How the hell are we going to explain being on this forum on the 13th


----------



## J.Y.Kelly (Dec 4, 2012)

David H said:


> How the hell are we going to explain being on this forum on the 13th



That will just prove the existence of an afterlife, or not!


----------



## cazscot (Dec 4, 2012)

J.Y.Kelly said:


> According to the Mayan calender, the earth will end on 12.12.12.
> So 8 days and counting.
> Kelly.



So I can stop studying for my exam on the 13th then lol


----------



## trophywench (Dec 4, 2012)

Caz I'm miffed, deadline for my assignment was 8th Dec but had to do it as tutor going on hol (I wanted feedback before she went)

I hated it even more when I'd finished the first effort than before I started it.
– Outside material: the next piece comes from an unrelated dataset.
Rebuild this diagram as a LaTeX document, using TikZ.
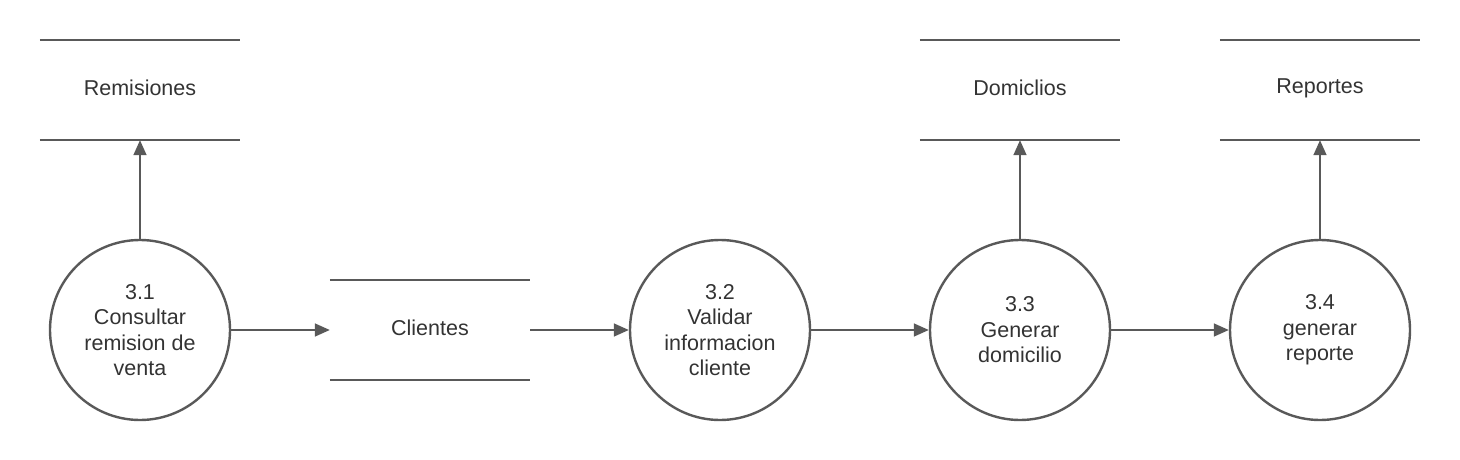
\documentclass[tikz,border=0pt]{standalone}
\usepackage{fontspec}
\setmainfont{Liberation Sans}
\usetikzlibrary{arrows.meta}
\definecolor{ln}{HTML}{595959}
\definecolor{tx}{HTML}{333333}
\tikzset{
  proc/.style={circle,draw=ln,line width=2.4pt,minimum size=180pt,inner sep=0pt,align=center,text=tx,font=\fontsize{21.5}{25.5}\selectfont},
  store/.style={minimum width=200pt,minimum height=100pt,inner sep=0pt,text=tx,font=\fontsize{21.5}{25.5}\selectfont},
  lbl/.style={inner sep=0pt,text=tx,font=\fontsize{21.5}{25.5}\selectfont},
  flow/.style={draw=ln,line width=1.6pt,-{Triangle[length=15pt,width=13pt]}},
  bar/.style={draw=ln,line width=2.4pt}
}
\newcommand{\storelines}[1]{\draw[bar] (#1.north west) -- (#1.north east); \draw[bar] (#1.south west) -- (#1.south east);}
\begin{document}
\begin{tikzpicture}[x=1pt,y=-1pt]
\useasboundingbox (0,0) rectangle (1460,460);
\node[store] (rem) at (140,90) {};
\node[store] (dom) at (1020,90) {};
\node[store] (rep) at (1320,90) {};
\node[store] (cli) at (430,330) {};
\node[lbl] (remt) at (rem.center) [yshift=2pt] {Remisiones};
\node[lbl] (domt) at (dom.center) [yshift=2pt] {Domiclios};
\node[lbl] (rept) at (rep.center) [yshift=2pt] {Reportes};
\node[lbl] (clit) at (cli.center) [yshift=2pt] {Clientes};
\storelines{rem}
\storelines{dom}
\storelines{rep}
\storelines{cli}
\node[proc] (p1) at (140,330) {3.1\\Consultar\\remision de\\venta};
\node[proc] (p2) at (720,330) {3.2\\Validar\\informacion\\cliente};
\node[proc] (p3) at (1020,330) {3.3\\Generar\\domicilio};
\node[proc] (p4) at (1320,330) {3.4\\generar\\reporte};
\draw[flow] (p1.north) -- (rem.south);
\draw[flow] (p1.east) -- (cli.west);
\draw[flow] (cli.east) -- (p2.west);
\draw[flow] (p2.east) -- (p3.west);
\draw[flow] (p3.north) -- (dom.south);
\draw[flow] (p3.east) -- (p4.west);
\draw[flow] (p4.north) -- (rep.south);
\end{tikzpicture}
\end{document}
Had I realised the world was gonna end anyway, I'd have just ignored her and it.


----------



## robert@fm (Dec 5, 2012)

cazscot said:


> So I can stop studying for my exam on the 13th then lol



That reminds me of one of the funny bits of Harry Potter; when Harry first takes Divination, the teacher predicts his imminent death, and he is upset by this; in his next class, his teacher asks what is wrong, and when he tells her, she replies that the Divination teacher has predicted at least one student death per school year, none of which have happened yet, and concludes "So you'll excuse me if I don't let you off homework -- if you die, I assure you that you need not hand it in."


----------



## J.Y.Kelly (Dec 5, 2012)

trophywench said:


> Caz I'm miffed, deadline for my assignment was 8th Dec but had to do it as tutor going on hol (I wanted feedback before she went)
> 
> I hated it even more when I'd finished the first effort than before I started it.
> 
> Had I realised the world was gonna end anyway, I'd have just ignored her and it.



As Mrs Brown says "Everything will work out just the way it should".
Kelly.


----------



## robert@fm (Dec 5, 2012)

I've been listening to Gold a lot recently (not entirely by my own choice) and wonder how many people, on the 12th, are going to contact request shows and ask for _End of the World_ by Skeeter Davis.


----------



## am64 (Dec 6, 2012)

should have used a smaller font


----------



## MCH (Dec 7, 2012)

My fourth year (around 16) were talking about this today and I showed them your picture.

They appreciated it.


----------



## Northerner (Dec 7, 2012)

MCH said:


> My fourth year (around 16) were talking about this today and I showed them your picture.
> 
> They appreciated it.



Great to hear


----------



## Andy HB (Dec 8, 2012)

On the day that the world actually ends on the predicted day, all the lunatics will say "Hah! Told you so" and will feel very smug. 

Alternatively, they will be too busy being vapourised with the rest of us who simply got on with our lives.

Andy


----------